### The data:
■ ■ ■ ■ ■

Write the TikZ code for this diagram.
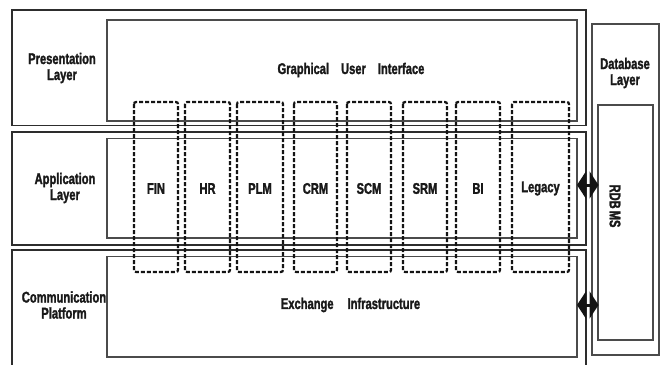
\documentclass[tikz,border=0pt]{standalone}
\usepackage{fontspec}
\usepackage{tikz}
\usetikzlibrary{arrows.meta}
\newfontfamily\layerfont[FakeStretch=0.72, FakeBold=1.6]{Liberation Sans Bold}

\tikzset{
  layerbox/.style={draw={rgb,255:red,45;green,45;blue,45}, line width=1.3pt},
  innerbox/.style={draw={rgb,255:red,75;green,75;blue,75}, line width=1.1pt},
  modbox/.style={draw={rgb,255:red,20;green,20;blue,20}, line width=2.2pt, dash pattern=on 4pt off 2pt, rounded corners=2pt},
  lbl/.style={font=\layerfont\fontsize{15.5}{16}\selectfont, text={rgb,255:red,25;green,25;blue,25}, align=center, inner sep=0pt},
  dbarrow/.style={line width=3pt, draw={rgb,255:red,20;green,20;blue,20}, {Triangle[length=9pt,width=27pt]}-{Triangle[length=9pt,width=27pt]}}
}

\begin{document}
\begin{tikzpicture}[x=1pt,y=-1pt]
\useasboundingbox (0,0) rectangle (666,364);
\fill[white] (0,0) rectangle (666,364);

% layers
\draw[layerbox] (12,10) rectangle (586,125.5);
\draw[innerbox] (107,20) rectangle (577,121);
\draw[layerbox] (12,132) rectangle (586,245);
\draw[innerbox] (107,138.5) rectangle (577,238);
\draw[layerbox] (12,372) |- (586,250) -- (586,372);
\draw[innerbox] (107,256.5) rectangle (577,357);

\node[lbl] (pres) at (62,68) {Presentation\\Layer};
\node[lbl] (app) at (65,188) {Application\\Layer};
\node[lbl] (comm) at (64,305) {Communication\\Platform};
\node[lbl] (gui) at (351,70) {Graphical\hspace{12pt}User\hspace{12pt}Interface};
\node[lbl] (xi) at (350.5,305) {Exchange\hspace{14pt}Infrastructure};

% modules
\foreach \l/\r/\t in {134/178/FIN, 185/230/HR, 237/283/PLM, 294/337/CRM, 347/391/SCM, 403/447/SRM, 456/500/BI, 512/569/Legacy}{
  \draw[modbox] (\l,102) rectangle (\r,272);
  \node[lbl] (m\t) at ({(\l+\r)/2},188.5) {\t};
}

% database
\draw[innerbox] (592,24) rectangle (659,355);
\draw[innerbox] (598,105) rectangle (653,340);
\node[lbl] (dbl) at (625,73) {Database\\Layer};
\node[lbl, rotate=-90] (rdb) at (615,206) {RDB\kern2ptMS};

\coordinate (a1) at (577,185);
\coordinate (d1) at (598.5,185);
\coordinate (a2) at (577,305);
\coordinate (d2) at (598.5,305);
\draw[dbarrow] (a1) -- (d1);
\draw[dbarrow] (a2) -- (d2);

\end{tikzpicture}
\end{document}
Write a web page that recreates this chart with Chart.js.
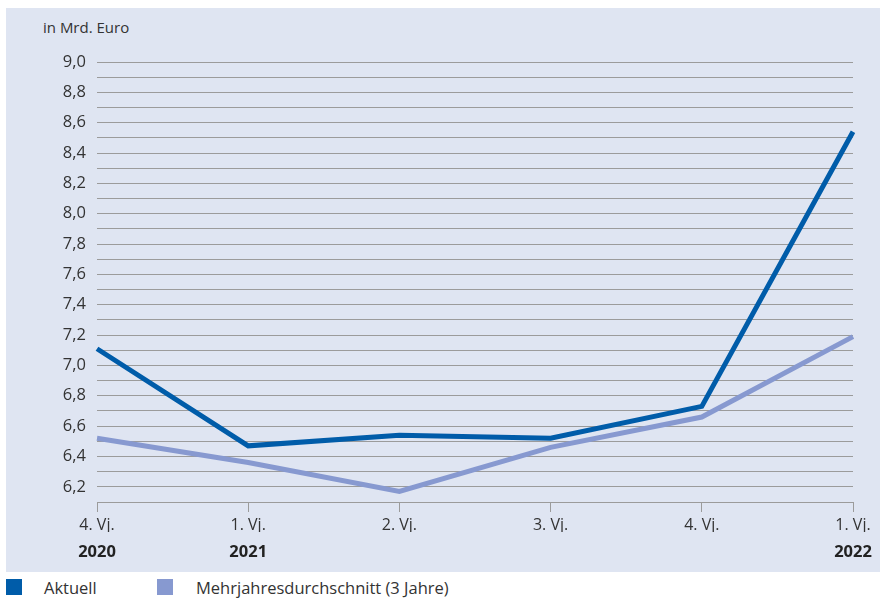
<!DOCTYPE html>
<html lang="de">
<head>
  <meta charset="UTF-8">
  <title>Aktuell vs. Mehrjahresdurchschnitt</title>
  <script src="https://cdn.jsdelivr.net/npm/chart.js"></script>
  <style>
    body { margin: 0; background: #fff; font-family: "Open Sans", sans-serif; color: #333; }
    #wrap { position: relative; width: 880px; height: 601px; }
    #panel { position: absolute; left: 6px; top: 8px; width: 874px; height: 564px; background: #dfe5f2; }
    #chartBox { position: absolute; left: 0; top: 0; width: 880px; height: 572px; }
    #einheit { position: absolute; left: 43px; top: 17px; font-size: 15px; }
    #legende { position: absolute; left: 6px; top: 576px; font-size: 16.5px; }
    .leg-item { position: absolute; top: 0; white-space: nowrap; }
    .leg-box { position: absolute; top: 3px; width: 16px; height: 16px; }
    .leg-text { position: absolute; top: 0; }
  </style>
</head>
<body>
  <div id="wrap">
    <div id="panel"></div>
    <div id="einheit">in Mrd. Euro</div>
    <div id="chartBox"><canvas id="grafik"></canvas></div>
    <div id="legende"></div>
  </div>

  <script>
    // Daten
    const quartale = ['4. Vj.', '1. Vj.', '2. Vj.', '3. Vj.', '4. Vj.', '1. Vj.'];
    const jahre = ['2020', '2021', '', '', '', '2022'];
    const aktuell = [7.11, 6.47, 6.54, 6.52, 6.73, 8.54];
    const mehrjahresdurchschnitt = [6.52, 6.36, 6.17, 6.46, 6.66, 7.19];
    const serienNamen = ['Aktuell', 'Mehrjahresdurchschnitt (3 Jahre)'];
    const serienFarben = ['#005ca9', '#8799d0'];

    const tickFont = { family: 'Open Sans', size: 16 };

    const grafik = new Chart(document.getElementById('grafik'), {
      type: 'line',
      data: {
        labels: quartale,
        datasets: [
          { label: serienNamen[0], data: aktuell, borderColor: serienFarben[0], backgroundColor: serienFarben[0] },
          { label: serienNamen[1], data: mehrjahresdurchschnitt, borderColor: serienFarben[1], backgroundColor: serienFarben[1] }
        ].map(ds => Object.assign(ds, { borderWidth: 5, pointRadius: 0, tension: 0, borderJoinStyle: 'miter', fill: false }))
      },
      options: {
        responsive: true,
        maintainAspectRatio: false,
        animation: false,
        layout: { padding: { top: 62, right: 27, bottom: 0, left: 0 } },
        plugins: { legend: { display: false }, tooltip: { enabled: false } },
        scales: {
          x: {
            position: 'bottom',
            weight: 0,
            offset: false,
            grid: { drawOnChartArea: false, drawTicks: true, tickLength: 10, color: '#9b9b9b' },
            border: { display: true, color: '#9b9b9b', width: 1 },
            ticks: { color: '#333', font: tickFont, padding: 4, autoSkip: false, maxRotation: 0 },
            afterFit: s => { s.height = 30; }
          },
          jahr: {
            type: 'category',
            labels: jahre,
            position: 'bottom',
            weight: 1,
            offset: false,
            // unsichtbare Striche nur als Abstand, damit das rechte Padding klein bleibt
            grid: { display: true, drawOnChartArea: false, drawTicks: true, tickLength: 9, color: 'rgba(0,0,0,0)' },
            border: { display: false },
            ticks: { color: '#222', font: { family: 'Open Sans', size: 16.5, weight: 'bold' }, padding: 1, autoSkip: false, maxRotation: 0 },
            afterFit: s => { s.height = 40; }
          },
          y: {
            min: 6.1,
            max: 9.0,
            grid: { color: '#9b9b9b', lineWidth: 1, drawTicks: false },
            border: { display: false },
            ticks: {
              stepSize: 0.1,
              autoSkip: false,
              padding: 11,
              color: '#333',
              font: { family: 'Open Sans', size: 16.5 },
              callback: v => (Math.round(v * 10) % 2 === 0 ? v.toFixed(1).replace('.', ',') : '')
            },
            afterFit: s => { s.width = 97; }
          }
        }
      }
    });

    // Legende
    const legende = document.getElementById('legende');
    const legPos = [0, 151];
    serienNamen.forEach((name, i) => {
      const item = document.createElement('div');
      item.className = 'leg-item';
      item.style.left = legPos[i] + 'px';
      item.innerHTML = '<span class="leg-box" style="left:0;background:' + serienFarben[i] + '"></span>' +
        '<span class="leg-text" style="left:' + (38 + (i ? 1 : 0)) + 'px">' + name + '</span>';
      legende.appendChild(item);
    });
  </script>
</body>
</html>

■ ■ ■ ■ ■

### Given instruction:
Set down the records in full and exactly. Do not carry over any image.

### The solution:
Write the TikZ code for this diagram.
\documentclass[tikz,border=0pt]{standalone}
\usepackage{fontspec}
\usepackage{tikz}
\usetikzlibrary{arrows.meta}
\newfontfamily\layerfont[FakeStretch=0.72, FakeBold=1.6]{Liberation Sans Bold}

\tikzset{
  layerbox/.style={draw={rgb,255:red,45;green,45;blue,45}, line width=1.3pt},
  innerbox/.style={draw={rgb,255:red,75;green,75;blue,75}, line width=1.1pt},
  modbox/.style={draw={rgb,255:red,20;green,20;blue,20}, line width=2.2pt, dash pattern=on 4pt off 2pt, rounded corners=2pt},
  lbl/.style={font=\layerfont\fontsize{15.5}{16}\selectfont, text={rgb,255:red,25;green,25;blue,25}, align=center, inner sep=0pt},
  dbarrow/.style={line width=3pt, draw={rgb,255:red,20;green,20;blue,20}, {Triangle[length=9pt,width=27pt]}-{Triangle[length=9pt,width=27pt]}}
}

\begin{document}
\begin{tikzpicture}[x=1pt,y=-1pt]
\useasboundingbox (0,0) rectangle (666,364);
\fill[white] (0,0) rectangle (666,364);

% layers
\draw[layerbox] (12,10) rectangle (586,125.5);
\draw[innerbox] (107,20) rectangle (577,121);
\draw[layerbox] (12,132) rectangle (586,245);
\draw[innerbox] (107,138.5) rectangle (577,238);
\draw[layerbox] (12,372) |- (586,250) -- (586,372);
\draw[innerbox] (107,256.5) rectangle (577,357);

\node[lbl] (pres) at (62,68) {Presentation\\Layer};
\node[lbl] (app) at (65,188) {Application\\Layer};
\node[lbl] (comm) at (64,305) {Communication\\Platform};
\node[lbl] (gui) at (351,70) {Graphical\hspace{12pt}User\hspace{12pt}Interface};
\node[lbl] (xi) at (350.5,305) {Exchange\hspace{14pt}Infrastructure};

% modules
\foreach \l/\r/\t in {134/178/FIN, 185/230/HR, 237/283/PLM, 294/337/CRM, 347/391/SCM, 403/447/SRM, 456/500/BI, 512/569/Legacy}{
  \draw[modbox] (\l,102) rectangle (\r,272);
  \node[lbl] (m\t) at ({(\l+\r)/2},188.5) {\t};
}

% database
\draw[innerbox] (592,24) rectangle (659,355);
\draw[innerbox] (598,105) rectangle (653,340);
\node[lbl] (dbl) at (625,73) {Database\\Layer};
\node[lbl, rotate=-90] (rdb) at (615,206) {RDB\kern2ptMS};

\coordinate (a1) at (577,185);
\coordinate (d1) at (598.5,185);
\coordinate (a2) at (577,305);
\coordinate (d2) at (598.5,305);
\draw[dbarrow] (a1) -- (d1);
\draw[dbarrow] (a2) -- (d2);

\end{tikzpicture}
\end{document}
Write a web page that recreates this chart with Chart.js.
<!DOCTYPE html>
<html lang="de">
<head>
  <meta charset="UTF-8">
  <title>Aktuell vs. Mehrjahresdurchschnitt</title>
  <script src="https://cdn.jsdelivr.net/npm/chart.js"></script>
  <style>
    body { margin: 0; background: #fff; font-family: "Open Sans", sans-serif; color: #333; }
    #wrap { position: relative; width: 880px; height: 601px; }
    #panel { position: absolute; left: 6px; top: 8px; width: 874px; height: 564px; background: #dfe5f2; }
    #chartBox { position: absolute; left: 0; top: 0; width: 880px; height: 572px; }
    #einheit { position: absolute; left: 43px; top: 17px; font-size: 15px; }
    #legende { position: absolute; left: 6px; top: 576px; font-size: 16.5px; }
    .leg-item { position: absolute; top: 0; white-space: nowrap; }
    .leg-box { position: absolute; top: 3px; width: 16px; height: 16px; }
    .leg-text { position: absolute; top: 0; }
  </style>
</head>
<body>
  <div id="wrap">
    <div id="panel"></div>
    <div id="einheit">in Mrd. Euro</div>
    <div id="chartBox"><canvas id="grafik"></canvas></div>
    <div id="legende"></div>
  </div>

  <script>
    // Daten
    const quartale = ['4. Vj.', '1. Vj.', '2. Vj.', '3. Vj.', '4. Vj.', '1. Vj.'];
    const jahre = ['2020', '2021', '', '', '', '2022'];
    const aktuell = [7.11, 6.47, 6.54, 6.52, 6.73, 8.54];
    const mehrjahresdurchschnitt = [6.52, 6.36, 6.17, 6.46, 6.66, 7.19];
    const serienNamen = ['Aktuell', 'Mehrjahresdurchschnitt (3 Jahre)'];
    const serienFarben = ['#005ca9', '#8799d0'];

    const tickFont = { family: 'Open Sans', size: 16 };

    const grafik = new Chart(document.getElementById('grafik'), {
      type: 'line',
      data: {
        labels: quartale,
        datasets: [
          { label: serienNamen[0], data: aktuell, borderColor: serienFarben[0], backgroundColor: serienFarben[0] },
          { label: serienNamen[1], data: mehrjahresdurchschnitt, borderColor: serienFarben[1], backgroundColor: serienFarben[1] }
        ].map(ds => Object.assign(ds, { borderWidth: 5, pointRadius: 0, tension: 0, borderJoinStyle: 'miter', fill: false }))
      },
      options: {
        responsive: true,
        maintainAspectRatio: false,
        animation: false,
        layout: { padding: { top: 62, right: 27, bottom: 0, left: 0 } },
        plugins: { legend: { display: false }, tooltip: { enabled: false } },
        scales: {
          x: {
            position: 'bottom',
            weight: 0,
            offset: false,
            grid: { drawOnChartArea: false, drawTicks: true, tickLength: 10, color: '#9b9b9b' },
            border: { display: true, color: '#9b9b9b', width: 1 },
            ticks: { color: '#333', font: tickFont, padding: 4, autoSkip: false, maxRotation: 0 },
            afterFit: s => { s.height = 30; }
          },
          jahr: {
            type: 'category',
            labels: jahre,
            position: 'bottom',
            weight: 1,
            offset: false,
            // unsichtbare Striche nur als Abstand, damit das rechte Padding klein bleibt
            grid: { display: true, drawOnChartArea: false, drawTicks: true, tickLength: 9, color: 'rgba(0,0,0,0)' },
            border: { display: false },
            ticks: { color: '#222', font: { family: 'Open Sans', size: 16.5, weight: 'bold' }, padding: 1, autoSkip: false, maxRotation: 0 },
            afterFit: s => { s.height = 40; }
          },
          y: {
            min: 6.1,
            max: 9.0,
            grid: { color: '#9b9b9b', lineWidth: 1, drawTicks: false },
            border: { display: false },
            ticks: {
              stepSize: 0.1,
              autoSkip: false,
              padding: 11,
              color: '#333',
              font: { family: 'Open Sans', size: 16.5 },
              callback: v => (Math.round(v * 10) % 2 === 0 ? v.toFixed(1).replace('.', ',') : '')
            },
            afterFit: s => { s.width = 97; }
          }
        }
      }
    });

    // Legende
    const legende = document.getElementById('legende');
    const legPos = [0, 151];
    serienNamen.forEach((name, i) => {
      const item = document.createElement('div');
      item.className = 'leg-item';
      item.style.left = legPos[i] + 'px';
      item.innerHTML = '<span class="leg-box" style="left:0;background:' + serienFarben[i] + '"></span>' +
        '<span class="leg-text" style="left:' + (38 + (i ? 1 : 0)) + 'px">' + name + '</span>';
      legende.appendChild(item);
    });
  </script>
</body>
</html>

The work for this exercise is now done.